- Given problem -
Omit pictures and quote the listing below line by line, from its start through the line that holds "arc[start angle=180, end".

- Information shown -

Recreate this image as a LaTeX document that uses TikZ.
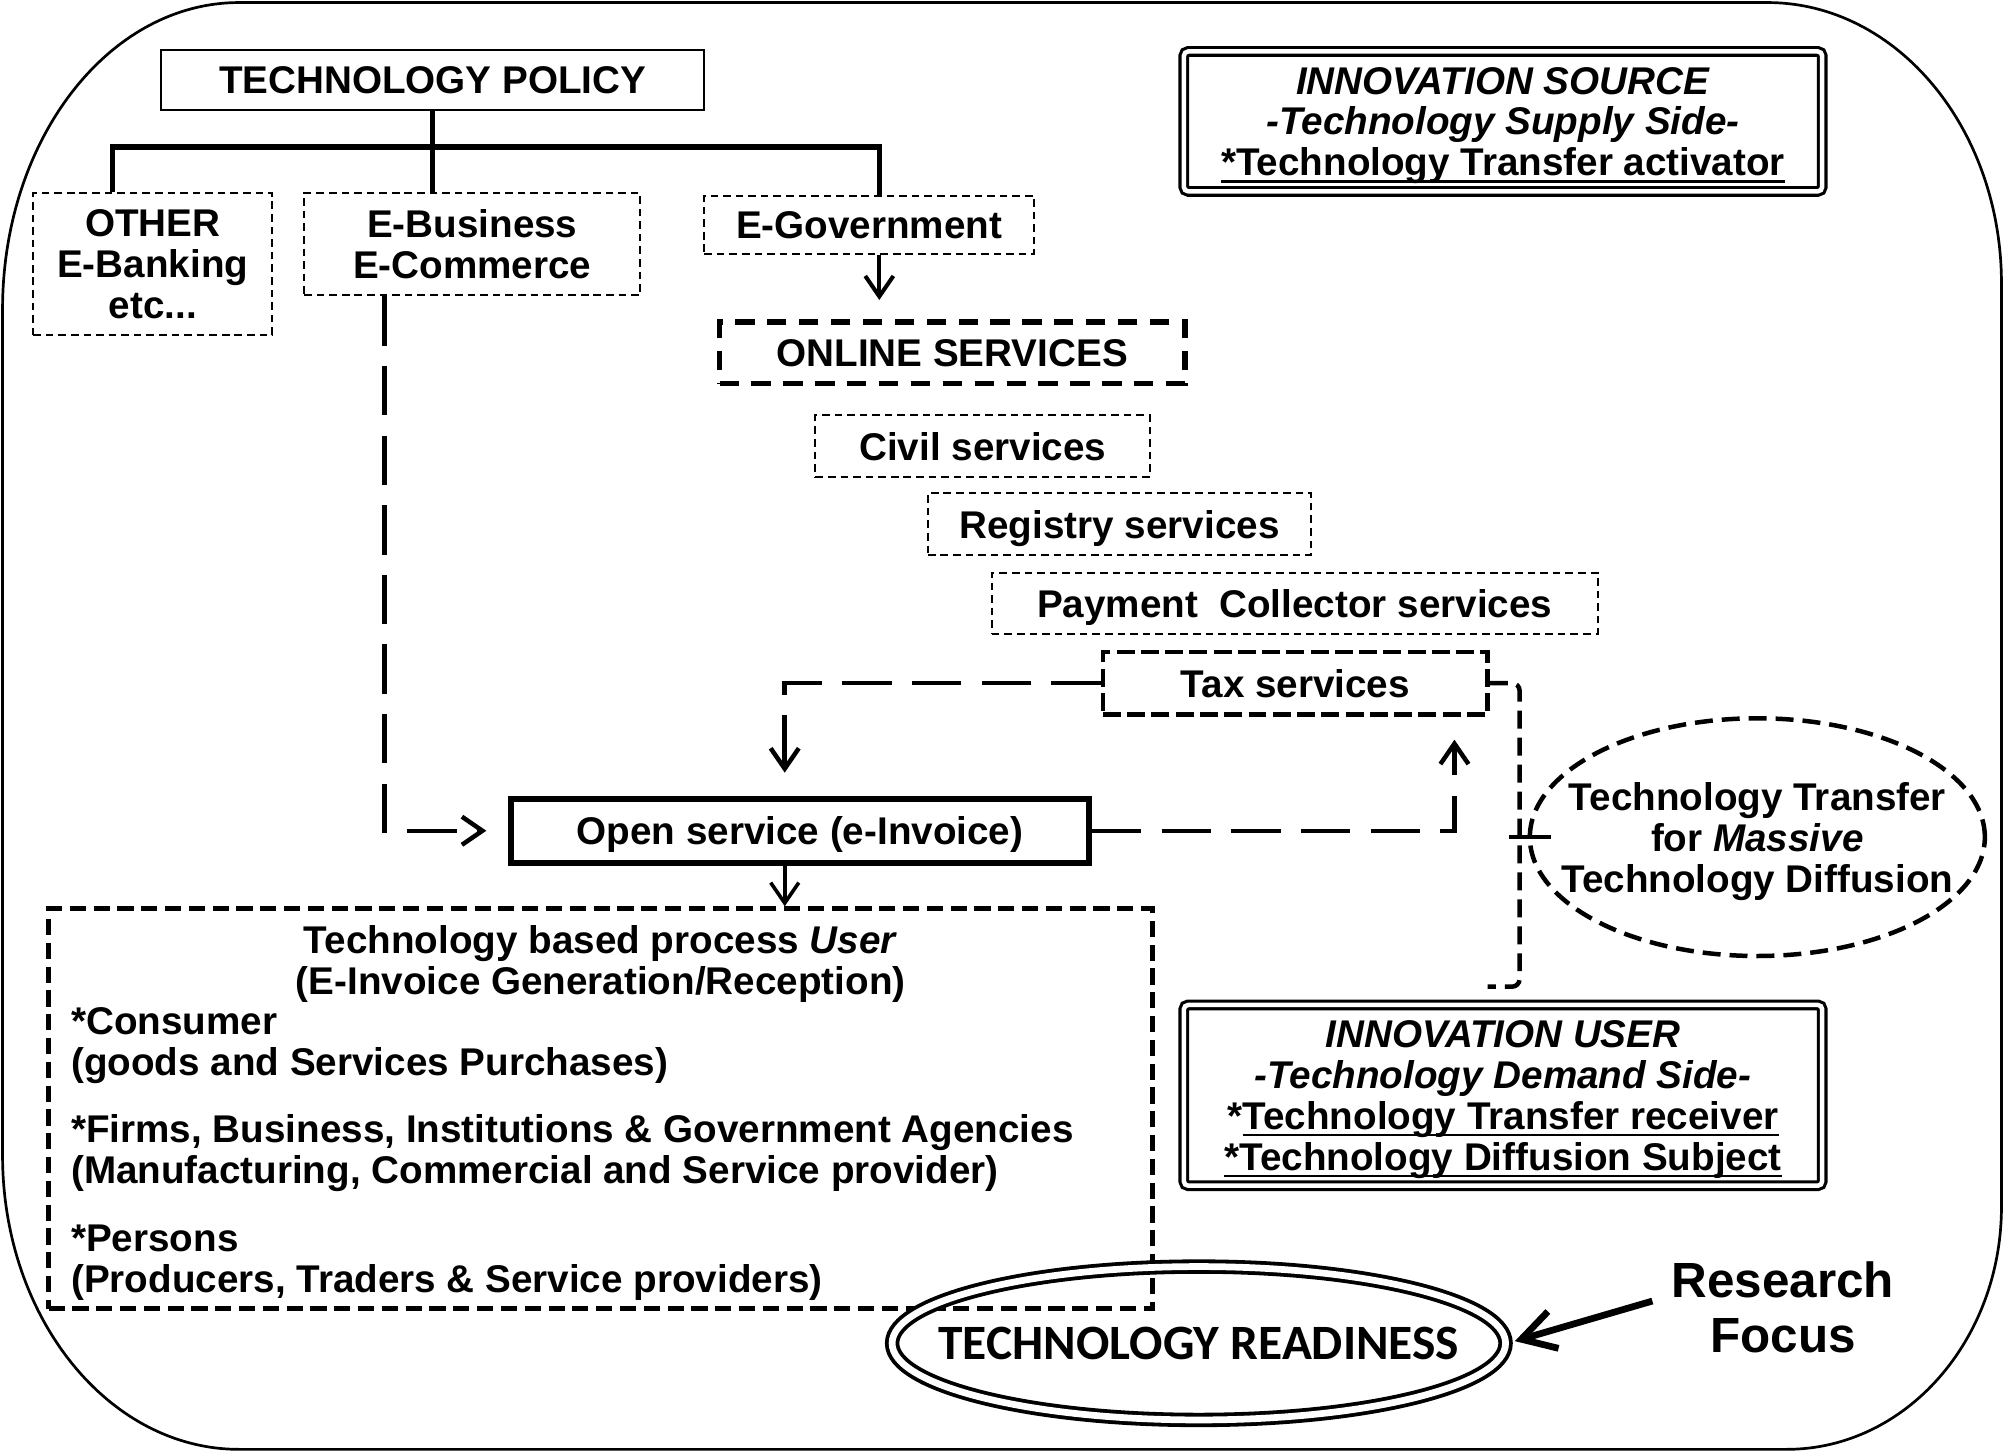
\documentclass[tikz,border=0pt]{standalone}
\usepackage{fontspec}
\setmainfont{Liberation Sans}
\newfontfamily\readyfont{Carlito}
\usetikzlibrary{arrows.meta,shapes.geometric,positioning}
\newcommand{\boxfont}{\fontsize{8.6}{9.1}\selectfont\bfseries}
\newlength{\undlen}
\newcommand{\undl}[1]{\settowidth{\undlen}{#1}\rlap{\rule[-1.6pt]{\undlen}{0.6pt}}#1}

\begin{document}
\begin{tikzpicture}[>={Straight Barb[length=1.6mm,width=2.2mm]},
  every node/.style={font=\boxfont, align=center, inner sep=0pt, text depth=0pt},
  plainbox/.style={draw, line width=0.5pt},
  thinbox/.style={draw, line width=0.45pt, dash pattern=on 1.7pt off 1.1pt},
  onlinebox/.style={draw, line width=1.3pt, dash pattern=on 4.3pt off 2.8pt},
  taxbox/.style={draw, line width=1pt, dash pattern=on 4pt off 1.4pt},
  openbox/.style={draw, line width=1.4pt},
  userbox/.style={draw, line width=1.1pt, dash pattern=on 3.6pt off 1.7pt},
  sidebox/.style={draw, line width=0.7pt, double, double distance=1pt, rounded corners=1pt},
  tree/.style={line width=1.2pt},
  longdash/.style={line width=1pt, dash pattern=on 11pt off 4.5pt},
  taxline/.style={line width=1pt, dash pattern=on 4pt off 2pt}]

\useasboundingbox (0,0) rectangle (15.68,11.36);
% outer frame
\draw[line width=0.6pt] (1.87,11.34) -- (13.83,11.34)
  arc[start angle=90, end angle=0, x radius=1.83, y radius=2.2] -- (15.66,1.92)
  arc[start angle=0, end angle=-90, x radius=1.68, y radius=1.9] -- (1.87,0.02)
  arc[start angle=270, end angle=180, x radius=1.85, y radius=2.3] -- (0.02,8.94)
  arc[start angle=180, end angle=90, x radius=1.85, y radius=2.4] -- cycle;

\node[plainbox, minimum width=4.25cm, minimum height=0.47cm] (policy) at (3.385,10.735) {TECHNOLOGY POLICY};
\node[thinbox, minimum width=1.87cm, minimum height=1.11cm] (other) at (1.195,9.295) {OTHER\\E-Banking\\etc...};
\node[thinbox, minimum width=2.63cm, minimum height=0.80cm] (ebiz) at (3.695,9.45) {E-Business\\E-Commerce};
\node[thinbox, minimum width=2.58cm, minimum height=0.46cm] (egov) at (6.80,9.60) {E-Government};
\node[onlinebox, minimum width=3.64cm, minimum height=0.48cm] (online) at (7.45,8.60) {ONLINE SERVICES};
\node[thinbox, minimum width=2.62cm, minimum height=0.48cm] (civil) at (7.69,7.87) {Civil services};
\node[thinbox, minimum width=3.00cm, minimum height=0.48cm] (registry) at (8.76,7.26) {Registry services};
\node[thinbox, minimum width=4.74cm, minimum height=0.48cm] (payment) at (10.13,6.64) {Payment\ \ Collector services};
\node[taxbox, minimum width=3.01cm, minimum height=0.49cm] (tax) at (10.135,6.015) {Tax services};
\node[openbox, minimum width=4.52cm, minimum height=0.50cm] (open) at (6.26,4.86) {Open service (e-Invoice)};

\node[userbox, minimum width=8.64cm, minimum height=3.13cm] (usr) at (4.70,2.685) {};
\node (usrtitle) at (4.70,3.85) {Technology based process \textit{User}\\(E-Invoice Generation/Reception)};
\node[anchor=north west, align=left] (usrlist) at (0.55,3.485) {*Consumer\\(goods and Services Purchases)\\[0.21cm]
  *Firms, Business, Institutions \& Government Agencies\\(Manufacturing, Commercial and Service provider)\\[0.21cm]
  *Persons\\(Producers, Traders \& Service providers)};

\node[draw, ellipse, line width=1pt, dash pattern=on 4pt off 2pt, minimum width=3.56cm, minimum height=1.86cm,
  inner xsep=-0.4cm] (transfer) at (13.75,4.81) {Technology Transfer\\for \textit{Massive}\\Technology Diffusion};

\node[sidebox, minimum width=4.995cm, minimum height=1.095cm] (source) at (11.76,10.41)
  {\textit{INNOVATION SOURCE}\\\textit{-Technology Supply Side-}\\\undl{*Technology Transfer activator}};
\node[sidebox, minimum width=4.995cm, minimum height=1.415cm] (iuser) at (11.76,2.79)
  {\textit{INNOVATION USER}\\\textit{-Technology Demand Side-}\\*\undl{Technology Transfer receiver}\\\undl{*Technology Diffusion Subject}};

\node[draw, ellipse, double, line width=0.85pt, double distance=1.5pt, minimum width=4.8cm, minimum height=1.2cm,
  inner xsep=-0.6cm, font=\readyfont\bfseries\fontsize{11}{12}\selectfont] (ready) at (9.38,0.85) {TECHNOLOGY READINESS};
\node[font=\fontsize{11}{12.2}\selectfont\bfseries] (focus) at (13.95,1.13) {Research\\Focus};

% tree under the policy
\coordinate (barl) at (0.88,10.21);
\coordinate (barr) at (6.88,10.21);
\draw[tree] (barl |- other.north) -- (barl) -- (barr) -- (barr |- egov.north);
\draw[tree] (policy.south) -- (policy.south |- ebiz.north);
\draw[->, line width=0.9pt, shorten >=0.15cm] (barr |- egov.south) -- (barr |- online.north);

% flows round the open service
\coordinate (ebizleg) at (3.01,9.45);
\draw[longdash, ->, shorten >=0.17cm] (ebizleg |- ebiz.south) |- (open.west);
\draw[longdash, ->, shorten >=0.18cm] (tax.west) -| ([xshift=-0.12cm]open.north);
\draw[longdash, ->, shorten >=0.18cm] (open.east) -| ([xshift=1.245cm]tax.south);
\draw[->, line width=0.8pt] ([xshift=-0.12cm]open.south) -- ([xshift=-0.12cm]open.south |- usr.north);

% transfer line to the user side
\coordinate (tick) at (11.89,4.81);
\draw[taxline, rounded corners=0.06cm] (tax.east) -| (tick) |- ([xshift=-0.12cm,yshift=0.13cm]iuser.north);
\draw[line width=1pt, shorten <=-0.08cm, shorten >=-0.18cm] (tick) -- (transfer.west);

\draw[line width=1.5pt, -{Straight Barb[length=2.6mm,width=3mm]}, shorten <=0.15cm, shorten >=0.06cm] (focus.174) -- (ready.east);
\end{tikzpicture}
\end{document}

- Output -
Recreate this image as a LaTeX document that uses TikZ.
\documentclass[tikz,border=0pt]{standalone}
\usepackage{fontspec}
\setmainfont{Liberation Sans}
\newfontfamily\readyfont{Carlito}
\usetikzlibrary{arrows.meta,shapes.geometric,positioning}
\newcommand{\boxfont}{\fontsize{8.6}{9.1}\selectfont\bfseries}
\newlength{\undlen}
\newcommand{\undl}[1]{\settowidth{\undlen}{#1}\rlap{\rule[-1.6pt]{\undlen}{0.6pt}}#1}

\begin{document}
\begin{tikzpicture}[>={Straight Barb[length=1.6mm,width=2.2mm]},
  every node/.style={font=\boxfont, align=center, inner sep=0pt, text depth=0pt},
  plainbox/.style={draw, line width=0.5pt},
  thinbox/.style={draw, line width=0.45pt, dash pattern=on 1.7pt off 1.1pt},
  onlinebox/.style={draw, line width=1.3pt, dash pattern=on 4.3pt off 2.8pt},
  taxbox/.style={draw, line width=1pt, dash pattern=on 4pt off 1.4pt},
  openbox/.style={draw, line width=1.4pt},
  userbox/.style={draw, line width=1.1pt, dash pattern=on 3.6pt off 1.7pt},
  sidebox/.style={draw, line width=0.7pt, double, double distance=1pt, rounded corners=1pt},
  tree/.style={line width=1.2pt},
  longdash/.style={line width=1pt, dash pattern=on 11pt off 4.5pt},
  taxline/.style={line width=1pt, dash pattern=on 4pt off 2pt}]

\useasboundingbox (0,0) rectangle (15.68,11.36);
% outer frame
\draw[line width=0.6pt] (1.87,11.34) -- (13.83,11.34)
  arc[start angle=90, end angle=0, x radius=1.83, y radius=2.2] -- (15.66,1.92)
  arc[start angle=0, end angle=-90, x radius=1.68, y radius=1.9] -- (1.87,0.02)
  arc[start angle=270, end angle=180, x radius=1.85, y radius=2.3] -- (0.02,8.94)
  arc[start angle=180, end angle=90, x radius=1.85, y radius=2.4] -- cycle;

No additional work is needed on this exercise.